Various means for arriving at a bridge of the hand-rail height truss were discussed including the raising the sidewalk above the level of the roadway and even to regarding the bridge trusses as a solid web – perforations. Mr. Pihlfeldt promised to make the studies as early as possible and studies will be made at the same time in this office with a similar purpose in view.”
Based on the bridge we see today, the rail height truss evidently was not feasible.
The Franklin-Orleans St bridge project began in May of 1917. Construction was affected by labor issues, foul weather, material shortages due to World War I, and resource shifting to the more glamorous sibling under construction at Michigan Avenue during the same period. According to an October 17, 1920 article in the Chicago Tribune, the total $2 million cost for the project was almost equally split between the bridge construction and the construction of supporting infrastructure.
The early photograph shown of the completed bridge was provided in the 1920 Annual Report of the Chicago Public Works Department. The bridge plaque summarizes the organizations and individuals with major responsibilities in the project.

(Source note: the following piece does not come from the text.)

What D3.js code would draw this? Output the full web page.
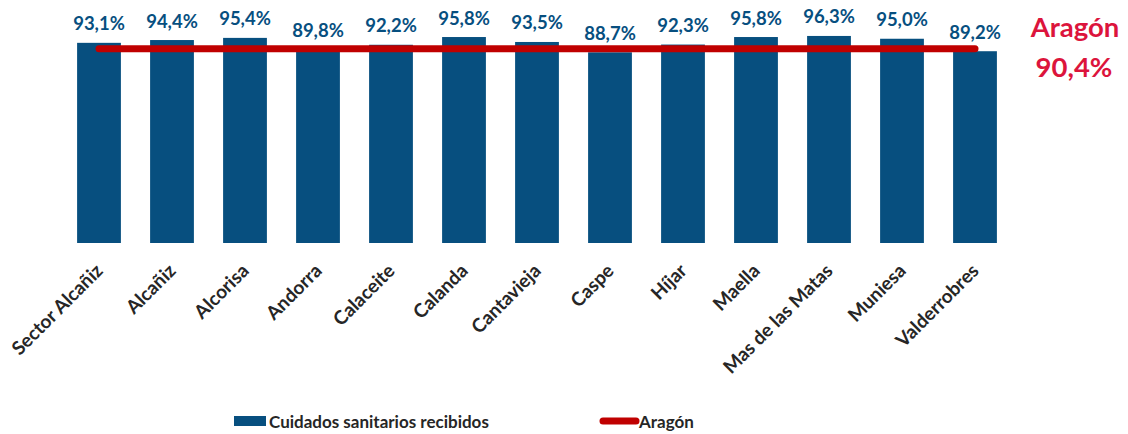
<!DOCTYPE html>
<html>
<head>
<meta charset="utf-8">
<script src="https://cdn.jsdelivr.net/npm/d3@7"></script>
<style>
  html, body { margin: 0; padding: 0; background: #fff; }
  svg { display: block; font-family: Lato, "Open Sans", sans-serif; }
</style>
</head>
<body>
<svg id="chart" width="1128" height="434"></svg>
<script>
// Health-care coverage by zone, with the regional (Aragón) average as a reference line
const categories = ["Sector Alcañiz", "Alcañiz", "Alcorisa", "Andorra", "Calaceite", "Calanda",
  "Cantavieja", "Caspe", "Híjar", "Maella", "Mas de las Matas", "Muniesa", "Valderrobres"];
const values = [93.1, 94.4, 95.4, 89.8, 92.2, 95.8, 93.5, 88.7, 92.3, 95.8, 96.3, 95.0, 89.2];
const aragonValue = 90.4;
const seriesNames = ["Cuidados sanitarios recibidos", "Aragón"];
const regionName = "Aragón";

const barColor = "#074F7F";
const lineColor = "#C00000";
const regionColor = "#DC143C";
const textColor = "#262626";

const fmt = v => v.toFixed(1).replace(".", ",") + "%";

const svg = d3.select("#chart");

const x = d3.scaleBand()
  .domain(categories)
  .range([62.5, 1011.5])
  .paddingInner(0.4)
  .paddingOuter(0.2);

const y = d3.scaleLinear().domain([0, 100]).range([243, 28]);

// bars
svg.append("g").selectAll("rect")
  .data(values)
  .join("rect")
  .attr("x", (d, i) => x(categories[i]))
  .attr("y", d => y(d))
  .attr("width", x.bandwidth())
  .attr("height", d => y(0) - y(d))
  .attr("fill", barColor);

// regional average line across the bar centres
const cx = c => x(c) + x.bandwidth() / 2;
svg.append("line")
  .attr("x1", cx(categories[0]))
  .attr("x2", cx(categories[categories.length - 1]))
  .attr("y1", y(aragonValue))
  .attr("y2", y(aragonValue))
  .attr("stroke", lineColor)
  .attr("stroke-width", 7)
  .attr("stroke-linecap", "round");

// value labels
svg.append("g").selectAll("text")
  .data(values)
  .join("text")
  .attr("x", (d, i) => cx(categories[i]))
  .attr("y", d => y(d) - 12.5)
  .attr("text-anchor", "middle")
  .attr("font-size", 18.5)
  .attr("font-weight", 700)
  .attr("fill", barColor)
  .text(d => fmt(d));

// category axis (rotated labels)
const xAxis = svg.append("g")
  .attr("transform", `translate(0,${y(0)})`)
  .call(d3.axisBottom(x).tickSize(0));
xAxis.select(".domain").remove();
xAxis.selectAll("text")
  .attr("font-family", "Lato, 'Open Sans', sans-serif")
  .attr("font-size", 19)
  .attr("font-weight", 700)
  .attr("fill", textColor)
  .attr("text-anchor", "end")
  .attr("dy", null)
  .attr("y", null)
  .attr("transform", "translate(5,29) rotate(-45)");

// regional value annotation
const note = svg.append("g")
  .attr("font-size", 27.5)
  .attr("font-weight", 700)
  .attr("fill", regionColor)
  .attr("text-anchor", "middle");
note.append("text").attr("x", 1075).attr("y", 37).text(regionName);
note.append("text").attr("x", 1074).attr("y", 77).text(fmt(aragonValue));

// legend
const legend = svg.append("g")
  .attr("font-size", 17)
  .attr("font-weight", 700)
  .attr("fill", textColor);
legend.append("rect")
  .attr("x", 234).attr("y", 416).attr("width", 32).attr("height", 10)
  .attr("fill", barColor);
legend.append("text").attr("x", 269).attr("y", 428).text(seriesNames[0]);
legend.append("line")
  .attr("x1", 603).attr("x2", 636).attr("y1", 421).attr("y2", 421)
  .attr("stroke", lineColor).attr("stroke-width", 7).attr("stroke-linecap", "round");
legend.append("text").attr("x", 639).attr("y", 428).text(seriesNames[1]);
</script>
</body>
</html>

As with all of the older downtown bascules, this bridge was operated often for river traffic early in its life. In its first fourteen months it was operated 2,375 times. By the mid 20th Century large commercial river vessels migrated to the Calumet River. Today commercial traffic on the Chicago River consists of tour boats and a few tugs and barges which rarely need bridges raised. Now, in semi-retirement, the Franklin St bridge is operated about 40 times per year mostly for the seasonal sail boat runs between Lake Michigan and boat storage yards located on the South Branch.
Over the 95 year life of the Franklin St bridge, the Chicago Public Works Department and its successor CDOT have been its faithful stewards (as well as other movable bridges on the Chicago and Calumet rivers). We owe a debt of gratitude to all of the individuals involved in the design, construction, maintenance, and operation of this beauty. Through their efforts we are able to appreciate Chicago's early 20th Century design ingenuity and thrill when its leaves rise skyward.